> Aim
Take the line containing "Write a Python" as the first line and the line containing "207, 215, 225, 228]" as the last, and output that span verbatim without any images.

=== Available data ===

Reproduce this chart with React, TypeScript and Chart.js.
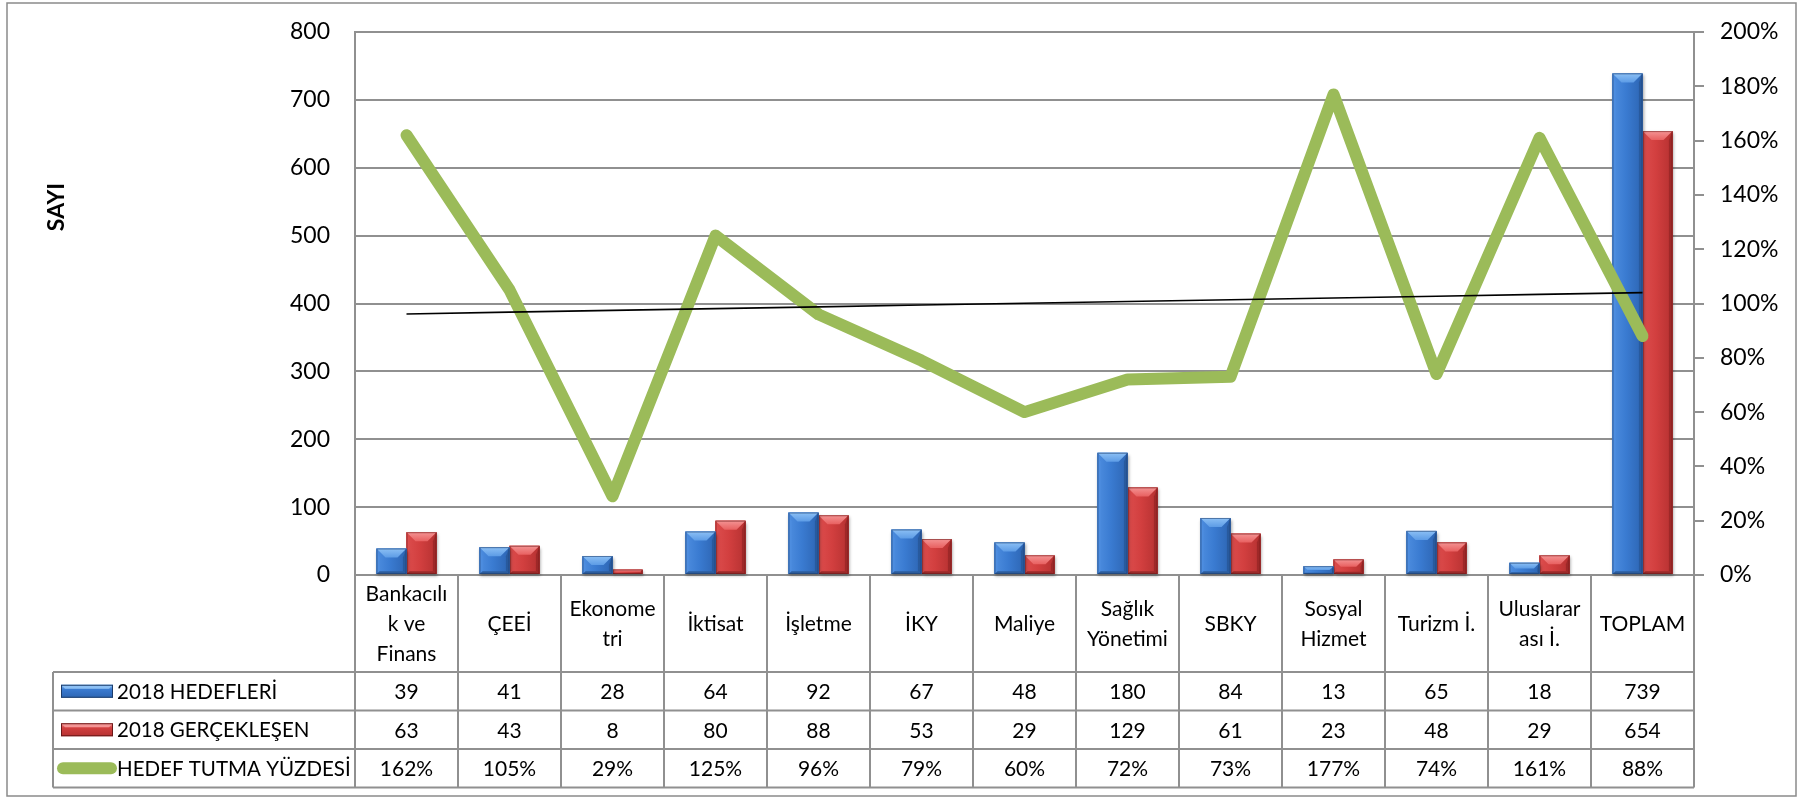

===
=== Available data ===

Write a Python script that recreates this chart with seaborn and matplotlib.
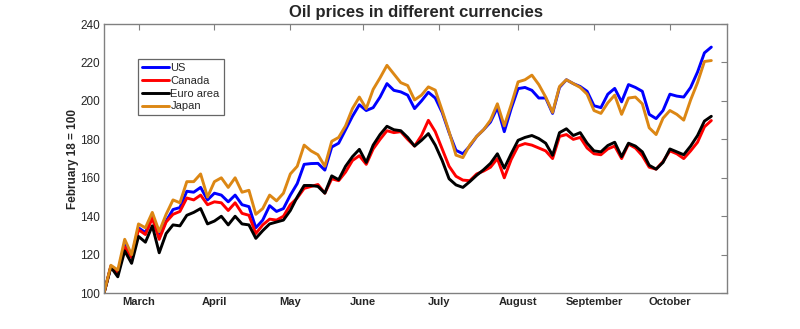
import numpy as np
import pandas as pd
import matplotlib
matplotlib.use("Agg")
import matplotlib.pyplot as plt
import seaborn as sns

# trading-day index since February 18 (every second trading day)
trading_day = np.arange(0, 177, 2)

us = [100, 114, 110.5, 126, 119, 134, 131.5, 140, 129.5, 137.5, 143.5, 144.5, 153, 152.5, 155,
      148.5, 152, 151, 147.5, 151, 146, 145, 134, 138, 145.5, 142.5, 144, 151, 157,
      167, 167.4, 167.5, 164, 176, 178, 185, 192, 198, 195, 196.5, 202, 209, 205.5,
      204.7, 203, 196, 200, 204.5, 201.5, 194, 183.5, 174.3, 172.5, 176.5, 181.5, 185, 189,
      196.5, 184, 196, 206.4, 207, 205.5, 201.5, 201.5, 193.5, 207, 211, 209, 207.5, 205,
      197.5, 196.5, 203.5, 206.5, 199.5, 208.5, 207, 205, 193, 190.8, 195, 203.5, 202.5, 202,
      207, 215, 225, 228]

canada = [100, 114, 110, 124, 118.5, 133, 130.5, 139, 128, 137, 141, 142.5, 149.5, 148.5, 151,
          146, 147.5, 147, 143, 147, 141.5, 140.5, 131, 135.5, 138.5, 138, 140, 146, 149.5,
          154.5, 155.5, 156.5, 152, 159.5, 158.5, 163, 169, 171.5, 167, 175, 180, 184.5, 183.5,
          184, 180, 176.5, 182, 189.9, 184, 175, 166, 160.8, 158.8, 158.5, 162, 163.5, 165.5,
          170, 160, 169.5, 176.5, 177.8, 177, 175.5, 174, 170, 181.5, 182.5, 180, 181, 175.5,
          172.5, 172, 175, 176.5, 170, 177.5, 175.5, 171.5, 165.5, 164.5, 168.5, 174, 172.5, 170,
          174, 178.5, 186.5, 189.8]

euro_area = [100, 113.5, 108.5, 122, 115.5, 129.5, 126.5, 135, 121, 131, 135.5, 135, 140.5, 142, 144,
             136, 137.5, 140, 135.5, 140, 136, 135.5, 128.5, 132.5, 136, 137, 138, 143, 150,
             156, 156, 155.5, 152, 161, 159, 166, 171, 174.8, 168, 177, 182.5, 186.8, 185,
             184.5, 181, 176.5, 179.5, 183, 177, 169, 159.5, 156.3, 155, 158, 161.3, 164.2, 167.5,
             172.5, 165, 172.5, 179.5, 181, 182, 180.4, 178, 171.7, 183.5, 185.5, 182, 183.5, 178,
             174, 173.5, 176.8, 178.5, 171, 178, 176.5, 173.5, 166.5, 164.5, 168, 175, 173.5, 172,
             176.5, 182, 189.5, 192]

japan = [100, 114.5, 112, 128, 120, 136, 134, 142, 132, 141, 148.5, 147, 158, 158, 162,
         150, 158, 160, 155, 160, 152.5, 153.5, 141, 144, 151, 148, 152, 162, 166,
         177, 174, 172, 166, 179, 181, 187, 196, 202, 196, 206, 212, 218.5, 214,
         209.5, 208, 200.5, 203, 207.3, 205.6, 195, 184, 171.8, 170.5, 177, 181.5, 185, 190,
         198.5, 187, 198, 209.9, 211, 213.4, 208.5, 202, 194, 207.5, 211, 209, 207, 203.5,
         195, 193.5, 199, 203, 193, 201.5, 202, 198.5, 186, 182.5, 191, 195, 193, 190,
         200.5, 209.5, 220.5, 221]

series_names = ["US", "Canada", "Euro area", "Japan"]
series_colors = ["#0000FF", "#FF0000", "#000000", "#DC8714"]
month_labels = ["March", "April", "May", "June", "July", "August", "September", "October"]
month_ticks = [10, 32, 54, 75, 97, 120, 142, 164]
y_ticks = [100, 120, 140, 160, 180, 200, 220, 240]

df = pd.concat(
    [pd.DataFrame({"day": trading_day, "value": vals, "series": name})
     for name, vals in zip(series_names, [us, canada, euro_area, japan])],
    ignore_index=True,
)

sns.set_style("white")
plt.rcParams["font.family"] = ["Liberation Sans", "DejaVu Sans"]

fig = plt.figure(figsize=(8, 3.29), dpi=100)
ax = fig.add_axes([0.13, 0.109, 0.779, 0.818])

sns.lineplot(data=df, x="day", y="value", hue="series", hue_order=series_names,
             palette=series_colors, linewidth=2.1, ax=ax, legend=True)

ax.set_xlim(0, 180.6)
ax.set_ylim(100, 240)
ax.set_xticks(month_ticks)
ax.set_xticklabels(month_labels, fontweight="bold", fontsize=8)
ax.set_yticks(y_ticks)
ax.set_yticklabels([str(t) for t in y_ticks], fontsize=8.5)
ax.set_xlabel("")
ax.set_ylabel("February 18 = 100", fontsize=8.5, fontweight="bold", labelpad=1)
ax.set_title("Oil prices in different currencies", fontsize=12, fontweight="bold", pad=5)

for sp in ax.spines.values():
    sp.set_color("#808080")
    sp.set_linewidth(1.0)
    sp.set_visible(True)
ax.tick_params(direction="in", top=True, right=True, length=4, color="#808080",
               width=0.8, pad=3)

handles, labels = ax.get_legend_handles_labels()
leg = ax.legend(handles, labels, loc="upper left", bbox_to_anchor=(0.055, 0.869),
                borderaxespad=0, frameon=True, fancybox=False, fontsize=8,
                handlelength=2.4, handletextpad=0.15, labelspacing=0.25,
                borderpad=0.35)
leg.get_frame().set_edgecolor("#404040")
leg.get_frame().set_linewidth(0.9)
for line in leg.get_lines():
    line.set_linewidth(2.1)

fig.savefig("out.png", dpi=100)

===

> Exercise solution
Write a Python script that recreates this chart with seaborn and matplotlib.
import numpy as np
import pandas as pd
import matplotlib
matplotlib.use("Agg")
import matplotlib.pyplot as plt
import seaborn as sns

# trading-day index since February 18 (every second trading day)
trading_day = np.arange(0, 177, 2)

us = [100, 114, 110.5, 126, 119, 134, 131.5, 140, 129.5, 137.5, 143.5, 144.5, 153, 152.5, 155,
      148.5, 152, 151, 147.5, 151, 146, 145, 134, 138, 145.5, 142.5, 144, 151, 157,
      167, 167.4, 167.5, 164, 176, 178, 185, 192, 198, 195, 196.5, 202, 209, 205.5,
      204.7, 203, 196, 200, 204.5, 201.5, 194, 183.5, 174.3, 172.5, 176.5, 181.5, 185, 189,
      196.5, 184, 196, 206.4, 207, 205.5, 201.5, 201.5, 193.5, 207, 211, 209, 207.5, 205,
      197.5, 196.5, 203.5, 206.5, 199.5, 208.5, 207, 205, 193, 190.8, 195, 203.5, 202.5, 202,
      207, 215, 225, 228]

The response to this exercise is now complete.